Fare impresa vuol dire, innanzi tutto, organizzare persone e mezzi (materiali ed immateriali) per conseguire un profitto.
Le imprese si organizzano per progettare, realizzare, vendere ed assistere un prodotto/servizio che soddisfi un bisogno espresso dal mercato. In realtà non c’è solo il mercato tra i destinatari dell’azione di una impresa. Essa, infatti, si relaziona con molti soggetti pubblici e privati di cui ha bisogno.
Una impresa è soggetto attivo di tutto quello che avviene nel territorio in cui è insediata. Sempre di più oggi le imprese vengono chiamate a esercitare significativamente la loro responsabilità sociale.
E’ cosa ormai condivisa la nozione che buon imprenditore è colui che investendo denaro in idee, tecnologie, ricerca e personale, contribuisce alla realizzazione del bene comune e alla prosperità della nazione. Allora bisogna apprendere che si deve fare profitto sapendo rispettare la dignità dell’uomo (capitale umano creativo dell’impresa), cercando di ridurre l’inquinamento, senza sprecare risorse, utilizzando le nuove tecnologie per creare condizioni di lavoro migliori e per costruire prodotti che durano nel tempo. Insomma una gran bella sfida se si pensa che le imprese spesso vengono chiamate a praticare la solidarietà sociale.
Naturalmente queste cose un’impresa le deve saper fare anche se non è insediata in una Learning City, ma di certo coloro che fanno impresa in una Learning City sono persone fortunate. Qui, infatti, a differenza di quello che si possa pensare, le cose non si complicano, perché il tessuto collettivo, l’aria che si respira in città entra in azienda.
In una Città che apprende le imprese sono perfettamente integrate con tutti i soggetti che incontrano ed il clima che si vive in azienda è quello di un grande laboratorio di idee che si avvantaggia di quanto si impara a teatro, nelle associazioni di volontariato, al club, in palestra e cosi via. E lo stesso si può dire di questi luoghi che si avvantaggiano di competenze quali la pianificazione, l’audacia, ecc, che si apprendono in azienda.

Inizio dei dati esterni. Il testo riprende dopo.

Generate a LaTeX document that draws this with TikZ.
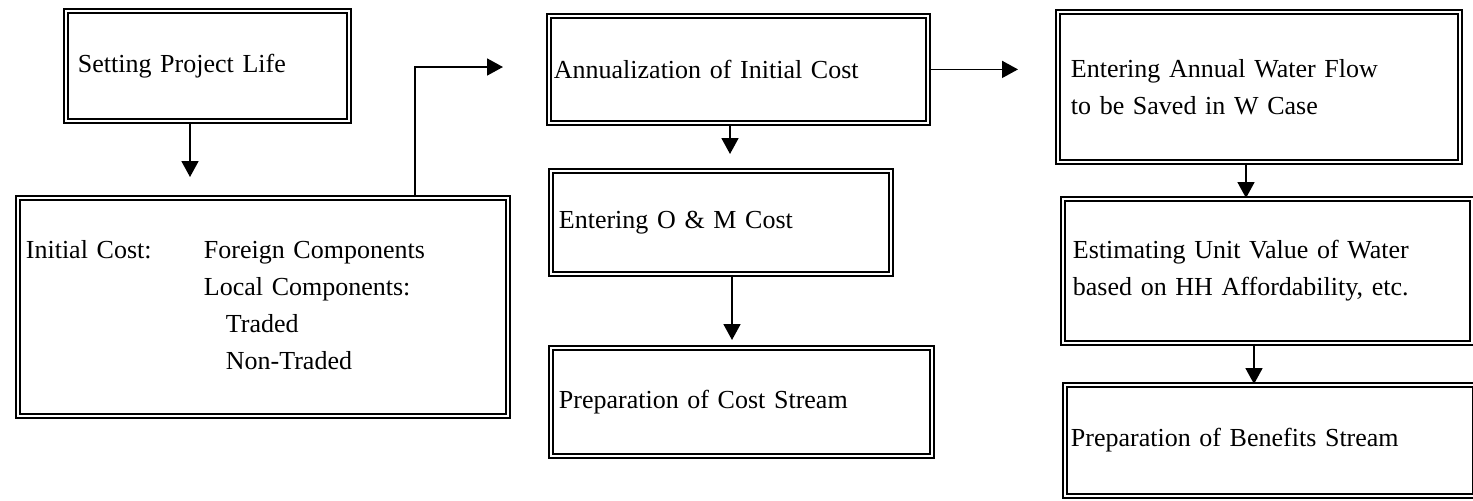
\documentclass[tikz,border=0pt]{standalone}
\usepackage{fontspec}
\setmainfont{Liberation Serif}
\usetikzlibrary{arrows.meta}
\begin{document}
\begin{tikzpicture}[x=0.5pt,y=-0.5pt]
% Styles
\tikzstyle{fleche}=[-{Triangle[length=8pt,width=8.5pt]},line width=0.9pt]
\tikzstyle{boite}=[draw,double,double distance=1pt,line width=0.9pt,anchor=north west,align=left,inner ysep=0pt,font=\fontsize{13}{18.5}\selectfont]
% Cadre
\useasboundingbox (0,0) rectangle (1473,500);
% Noeuds
\node[boite,text width=129.5pt,minimum height=55pt,inner xsep=6pt] (Vie) at (65,10) {Setting Project Life};
\node[boite,text width=237pt,minimum height=109pt,inner xsep=4pt] (Cout) at (17,197)
  {\begin{tabular}{@{}p{89pt}@{}l@{}}
   Initial Cost: & Foreign Components\\
   & Local Components:\\
   & \hspace{11pt}Traded\\
   & \hspace{11pt}Non-Traded
   \end{tabular}};
\node[boite,text width=184.5pt,minimum height=53.5pt,inner xsep=2.5pt] (Annu) at (548,15) {Annualization of Initial Cost};
\node[boite,text width=162pt,minimum height=51.5pt,inner xsep=4pt] (Entretien) at (550,170) {Entering O \& M Cost};
\node[boite,text width=182.5pt,minimum height=54pt,inner xsep=4pt] (FluxCout) at (550,347) {Preparation of Cost Stream};
\node[boite,text width=188pt,minimum height=75pt,inner xsep=6.5pt] (Eau) at (1057,11) {Entering Annual Water Flow\\to be Saved in W Case};
\node[boite,text width=194.5pt,minimum height=72pt,inner xsep=5pt] (Valeur) at (1062,198) {Estimating Unit Value of Water\\based on HH Affordability, etc.};
\node[boite,text width=199pt,minimum height=55.5pt,inner xsep=3pt] (FluxBen) at (1064,384) {Preparation of Benefits Stream};
% Points des fleches
\coordinate (Pa) at (190,177);
\coordinate (Pb) at (415,67);
\coordinate (Pc) at (503,67);
\coordinate (Pd) at (730,154);
\coordinate (Pe) at (1018,0);
\coordinate (Pf) at (732,340);
\coordinate (Pg) at (1246,0);
\coordinate (Ph) at (1254,0);
% Arcs
\draw[fleche] (Vie.south -| Pa) -- (Pa);
\draw[fleche] (Cout.north -| Pb) -- (Pb) -- (Pc);
\draw[fleche] (Annu.south -| Pd) -- (Pd);
\draw[fleche] (Annu.east) -- (Annu.east -| Pe);
\draw[fleche] (Entretien.south -| Pf) -- (Pf);
\draw[fleche] (Eau.south -| Pg) -- (Valeur.north -| Pg);
\draw[fleche] (Valeur.south -| Ph) -- (FluxBen.north -| Ph);
\end{tikzpicture}
\end{document}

Poiché al centro di tutto c’è sempre l’uomo, se parliamo di impresa dobbiamo parlare dell’uomo imprenditore. Quindi tutto quello che abbiamo detto fin qui, sarà possibile se l’etica dell’imprenditore è un’etica della prima persona (cioè l’etica che lo riguarda e non l’etica degli altri), che gli consente di saper rispondere a domande come ad esempio “quale modo di vivere è migliore e degno per me, per la mia famiglia e per la mia impresa?”. Se un imprenditore ha solo voglia di arricchirsi – e pensa ed agisce guidato da una ragione tecnico-scientifica o prettamente finanziaria – non sarà mai capace di vedere i reali bisogni dell’uomo e della collettività. E conseguentemente non sarà mai in grado di promuovere una economia che abbia l’uomo come fine e non le merci. In una Learning City, o comunque in una società che voglia uscire da una crisi finanziaria globale e pesante come quella che stiamo vivendo, l’economia deve ritornare ad essere un mezzo al servizio dell’uomo, non il fine che pone l’uomo a suo servizio. Negli ultimi anni abbiamo promosso una economia che ha prodotto solo merci (e non beni) per far crescere il PIL e che ha trasformato in merce anche l’uomo. Un’economia che ha dimostrato tutta la sua debolezza e insostenibilità e alla quale si possono porre correttivi se le imprese si predispongono alla riflessione, all’apprendimento e quindi al cambiamento.
Le crisi sono sicuramente il momento migliore in cui le imprese possono crescere e rinnovarsi, sono un’opportunità di apprendimento unica di cui possono beneficiare le intere comunità nelle quali sono inserite.